Que alejen de la inmarcesible Córdoba a sus holgazanes y a sus indocumentados. Que cierren las tabernas ambulantes. Que abran paso a la luz. Se ha perdido todo. El respeto empuñado como un alfanje por los de siempre. Por los guardianes de la esencia y por los iconoplastas. El cagapoquitismo no tiene ideología. Los que beben a escondidas, en mudas curdas, en poéticas cambaladas. Esos se quedan intramuros. El resto, en éxodo colorido, nos vamos al descampao. A hacer ostentación de la nada. A convertirnos en sal. A bañar con Cruzcampo nuestros pecados y debilidades.

No sé qué Córdoba quiere la gente. No sé si la Córdoba que muchos tienen en su cabeza existe. Ni siquiera si existió alguna vez, en el pasado idealizado. Recortando, recortando uno al final se queda sólo con las tijeras en la mano. Convivir da más vértigo que el puenting.puenting Todo tiene un límite pero masco la sensación de que el listón está muy cercano al suelo. A la altura del río de pipí y los cristales rotos, a la altura de la cera reblandecida y de la tortilla machacada.

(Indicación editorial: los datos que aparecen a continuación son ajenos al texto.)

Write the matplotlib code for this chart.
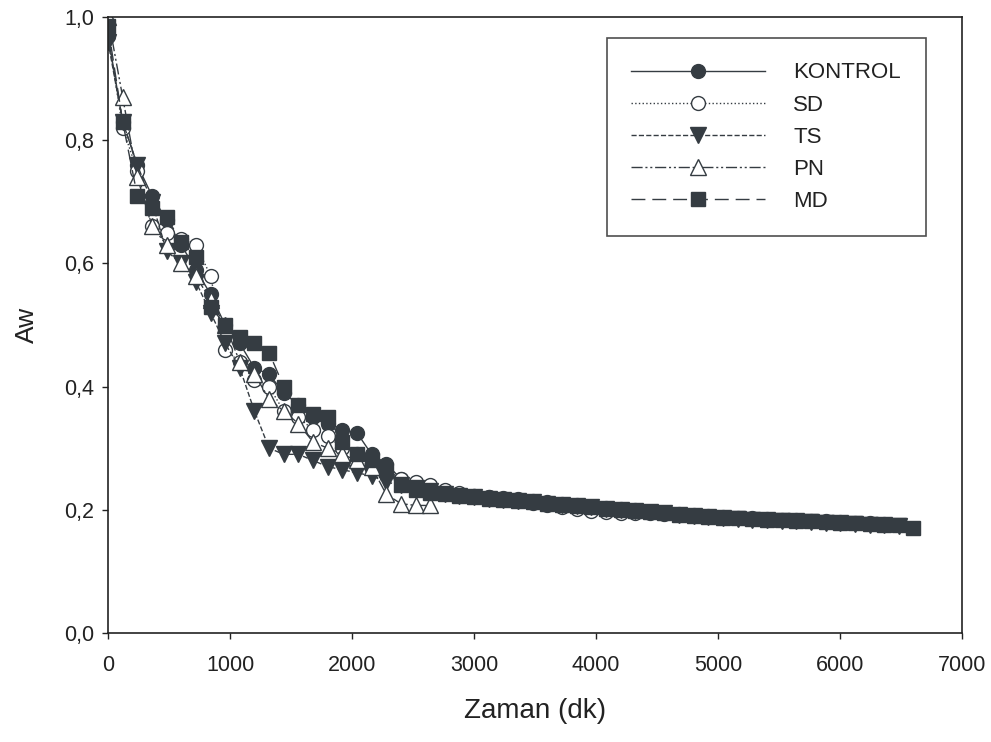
import matplotlib
matplotlib.use("Agg")
import matplotlib.pyplot as plt
from matplotlib.ticker import FuncFormatter

plt.rcParams["font.family"] = ["Liberation Sans", "DejaVu Sans"]

# sampling times (dk), one reading every 120 min
time_kontrol = [0, 120, 240, 360, 480, 600, 720, 840, 960, 1080, 1200, 1320, 1440, 1560,
                1680, 1800, 1920, 2040, 2160, 2280, 2400, 2520, 2640, 2760, 2880, 3000,
                3120, 3240, 3360, 3480, 3600, 3720, 3840, 3960, 4080, 4200, 4320, 4440,
                4560, 4680, 4800, 4920, 5040, 5160, 5280, 5400, 5520, 5640, 5760, 5880,
                6000, 6120, 6240, 6360]
aw_kontrol = [0.97, 0.83, 0.76, 0.71, 0.67, 0.63, 0.59, 0.55, 0.50, 0.47, 0.43, 0.42, 0.39,
              0.37, 0.35, 0.34, 0.33, 0.325, 0.29, 0.275, 0.25, 0.24, 0.235, 0.23, 0.226,
              0.223, 0.221, 0.219, 0.217, 0.215, 0.212, 0.21, 0.208, 0.205, 0.203, 0.201,
              0.199, 0.197, 0.195, 0.193, 0.191, 0.19, 0.188, 0.187, 0.186, 0.185, 0.184,
              0.183, 0.182, 0.181, 0.18, 0.179, 0.178, 0.177]

time_sd = [0, 120, 240, 360, 480, 600, 720, 840, 960, 1080, 1200, 1320, 1440, 1560, 1680,
           1800, 1920, 2040, 2160, 2280, 2400, 2520, 2640, 2760, 2880, 3000, 3120, 3240,
           3360, 3480, 3600, 3720, 3840, 3960, 4080, 4200, 4320, 4440, 4560, 4680, 4800]
aw_sd = [0.97, 0.82, 0.75, 0.66, 0.65, 0.64, 0.63, 0.58, 0.46, 0.44, 0.41, 0.40, 0.36, 0.35,
         0.33, 0.32, 0.30, 0.29, 0.28, 0.26, 0.25, 0.245, 0.24, 0.232, 0.227, 0.223, 0.22,
         0.217, 0.214, 0.211, 0.208, 0.205, 0.202, 0.198, 0.196, 0.195, 0.194, 0.194,
         0.193, 0.192, 0.19]

time_ts = [0, 120, 240, 360, 480, 600, 720, 840, 960, 1080, 1200, 1320, 1440, 1560, 1680,
           1800, 1920, 2040, 2160, 2280, 2400, 2520, 2640, 2760, 2880, 3000, 3120, 3240,
           3360, 3480, 3600, 3720, 3840, 3960, 4080, 4200, 4320, 4440, 4560, 4680, 4800,
           4920, 5040, 5160, 5280, 5400, 5520, 5640, 5760, 5880, 6000, 6120, 6240, 6360,
           6480]
aw_ts = [0.96, 0.83, 0.76, 0.70, 0.62, 0.60, 0.57, 0.52, 0.47, 0.43, 0.36, 0.30, 0.29, 0.29,
         0.28, 0.27, 0.265, 0.26, 0.255, 0.245, 0.24, 0.235, 0.23, 0.226, 0.222, 0.22,
         0.218, 0.216, 0.214, 0.212, 0.21, 0.208, 0.206, 0.204, 0.202, 0.2, 0.198, 0.196,
         0.194, 0.192, 0.19, 0.188, 0.186, 0.185, 0.184, 0.183, 0.182, 0.181, 0.18, 0.179,
         0.178, 0.177, 0.176, 0.175, 0.174]

time_pn = [0, 120, 240, 360, 480, 600, 720, 840, 960, 1080, 1200, 1320, 1440, 1560, 1680,
           1800, 1920, 2040, 2160, 2280, 2400, 2520, 2640]
aw_pn = [1.0, 0.87, 0.74, 0.66, 0.63, 0.60, 0.58, 0.54, 0.50, 0.44, 0.42, 0.38, 0.36, 0.34,
         0.31, 0.30, 0.29, 0.28, 0.27, 0.225, 0.21, 0.207, 0.207]

time_md = [0, 120, 240, 360, 480, 600, 720, 840, 960, 1080, 1200, 1320, 1440, 1560, 1680,
           1800, 1920, 2040, 2160, 2280, 2400, 2520, 2640, 2760, 2880, 3000, 3120, 3240,
           3360, 3480, 3600, 3720, 3840, 3960, 4080, 4200, 4320, 4440, 4560, 4680, 4800,
           4920, 5040, 5160, 5280, 5400, 5520, 5640, 5760, 5880, 6000, 6120, 6240, 6360,
           6480, 6600]
aw_md = [0.985, 0.83, 0.71, 0.69, 0.675, 0.635, 0.61, 0.53, 0.50, 0.48, 0.47, 0.455, 0.40,
         0.37, 0.355, 0.35, 0.31, 0.29, 0.28, 0.265, 0.24, 0.232, 0.228, 0.225, 0.222,
         0.22, 0.218, 0.216, 0.214, 0.212, 0.21, 0.208, 0.206, 0.204, 0.202, 0.2, 0.198,
         0.196, 0.194, 0.192, 0.19, 0.188, 0.187, 0.186, 0.185, 0.184, 0.183, 0.182,
         0.181, 0.18, 0.179, 0.178, 0.177, 0.176, 0.175, 0.171]

INK = "#353c42"


def main():
    fig = plt.figure(figsize=(9.91, 7.42), dpi=100)
    ax = fig.add_axes([0.109, 0.147, 0.862, 0.830])

    ax.plot(time_kontrol, aw_kontrol, color=INK, lw=1, ls="-", marker="o", ms=10,
            mfc=INK, mec=INK, label="KONTROL")
    ax.plot(time_sd, aw_sd, color=INK, lw=1, ls=":", marker="o", ms=10,
            mfc="white", mec=INK, label="SD")
    ax.plot(time_ts, aw_ts, color=INK, lw=1, ls="--", marker="v", ms=11,
            mfc=INK, mec=INK, label="TS")
    ax.plot(time_pn, aw_pn, color=INK, lw=1, ls=(0, (8, 2, 1.5, 2, 1.5, 2)), marker="^",
            ms=11, mfc="white", mec=INK, label="PN")
    ax.plot(time_md, aw_md, color=INK, lw=1, ls=(0, (10, 5)), marker="s", ms=10,
            mfc=INK, mec=INK, label="MD")

    ax.set_xlim(0, 7000)
    ax.set_ylim(0, 1.0)
    ax.set_xticks(range(0, 7001, 1000))
    ax.set_yticks([0, 0.2, 0.4, 0.6, 0.8, 1.0])
    ax.yaxis.set_major_formatter(FuncFormatter(lambda v, p: f"{v:.1f}".replace(".", ",")))
    ax.tick_params(direction="out", length=4, width=1, labelsize=15.5, colors="#222222",
                   top=False, right=False)
    ax.tick_params(axis="x", pad=12)
    ax.tick_params(axis="y", pad=6)
    for sp in ax.spines.values():
        sp.set_linewidth(1.2)
        sp.set_color("#222222")

    ax.set_xlabel("Zaman (dk)", fontsize=20, color="#222222", labelpad=16)
    ax.set_ylabel("Aw", fontsize=19, color="#222222", labelpad=18)

    leg = ax.legend(loc="upper right", bbox_to_anchor=(0.957, 0.966), fontsize=16,
                    handlelength=6.0, handletextpad=1.3, labelspacing=0.5,
                    borderpad=1.1, borderaxespad=0, fancybox=False, frameon=True)
    leg.get_frame().set_edgecolor("#222222")
    leg.get_frame().set_linewidth(1.2)
    for t in leg.get_texts():
        t.set_color("#222222")

    fig.savefig("out.png", dpi=100)
    plt.close(fig)


if __name__ == "__main__":
    main()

El suelo es el cementerio de la fiesta. Allí acaba todo. A veces, nosotros mismos. Quien esté libro del exceso que lance el primer plato lagrimitas de pollo.

Quiero una Córdoba plural, abierta y callejera. Respetuosa, por supuesto, pero comunicativa y jaranera. Bastante pena llevamos dentro como para plegar las sillas y recogernos temprano. No quiero una urna de hormigón. El clima obliga a salir. En el alma llevamos compartir, disfrutar, beber, bailar y lanzarnos a la aventura de los cuerpos, a la bulla. Buscar la belleza de las tallas, reunir a la familia en torno a una mesa sin más adorno que una botella de fino, ocupar los espacios que son tan nuestros como de los demás. Reír a carcajada limpia, volver a casa una sonrisa de ojera a ojera. Y no sólo eso. Todo lo que no sentimos como propio nos molesta. En el descampao nuestro desorden será sigiloso. Dejaremos dormir a la ciudad. No ocuparemos sus calles. No alteraremos el sanguíneo fluir del tráfico. Córdoba será un calmado reino de silencio.

Mientras, en el alejado rectángulo, en el recinto del escándalo, el resto seremos felices a nuestra ridícula y agravada manera. No más hostias a la oposición en la mejilla de los que salimos a la calle buscando desconectar de nuestras rutinas. “Quieren ponernos una venda en los ojos y no saben que es la cinta que vamos a cortar en la inauguración de una nueva mirada”, escribió José Alcaraz. Tallaré este poema en la primera piedra cuando empecemos las obras del descampao. De seguir así, ese día no quedará muy lejos.